Another bonus for the Wexford port will be the launch of another ‘Brexit-buster’ service when Brittany Ferries further consolidates its presence in the opening of a combined freight and passenger ‘no-frills’ ferry service to Cherbourg on 22nd March. On the next day their Cork-Roscoff ‘seasonal’ route resumes to Brittany.
As for Brittany Ferries new Ireland-France service to Normandy, this will be in competition with Stena Line’s service also serving the port at the tip of the Contentin Peninsula.
Returning to the DFDS new Ireland-France route, is the deployment of mixed vessel types involving a pair of more freight orientated vessels (ropax) limited to around 300 passengers and 160 cars approx. This compared to the larger 1,500 passenger/500 car ferry in the form of Visby which as mentioned beforehand will be carrying only trucks and drivers.
Perhaps, the chartering of the latter vessel from Swedish based operator Destination Gotland is just a short term measure? However, this vessel had previously served a short sea crossing to the Baltic Sea island of Gotland which took only 3 hours and 15 minutes. Or will DFDS consider opening a ‘full’ ferry service with a suitable overnight ferry for holidaymakers during the high-season? on the Ireland-BeNeLux nations link with closer and easier access beyond.

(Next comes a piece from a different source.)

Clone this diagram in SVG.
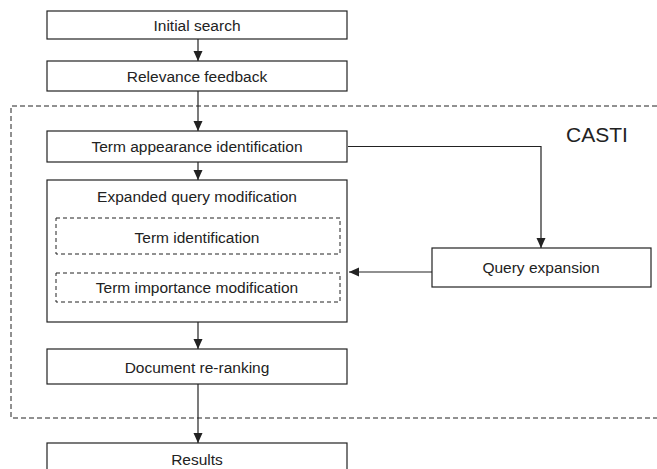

Noting Brittany Ferries earlier this year opened the new Rosslare-Bilbao route to northern Spain. The route compared to the DFDS operation will have a longer crossing time of 28 hours plus.
Since the late 1960’s Rosslare has had a history of pioneering new direct routes to mainland Europe, beginning firstly the route to Le Havre which was launched by a consortium including Irish Continental Line.
ICL was a state-owned passenger subsidiary of Irish Shipping Ltd, and would later evolve to become the privately owned Irish Ferries, whose parent company is the Irish Continental Group (ICG). The ferry firm currently operates from Rosslare but only to the Welsh port of Pembroke in the UK.
As for services to France, Irish Ferries in recent years abandoned the Irish port by switching to Dublin Port from where Cherbourg is served by yet another Visentini series ropax the chartered Epsilon. In addition the cruiseferry W.B. Yeats takes over the role of the ropax again in May and for the summer season.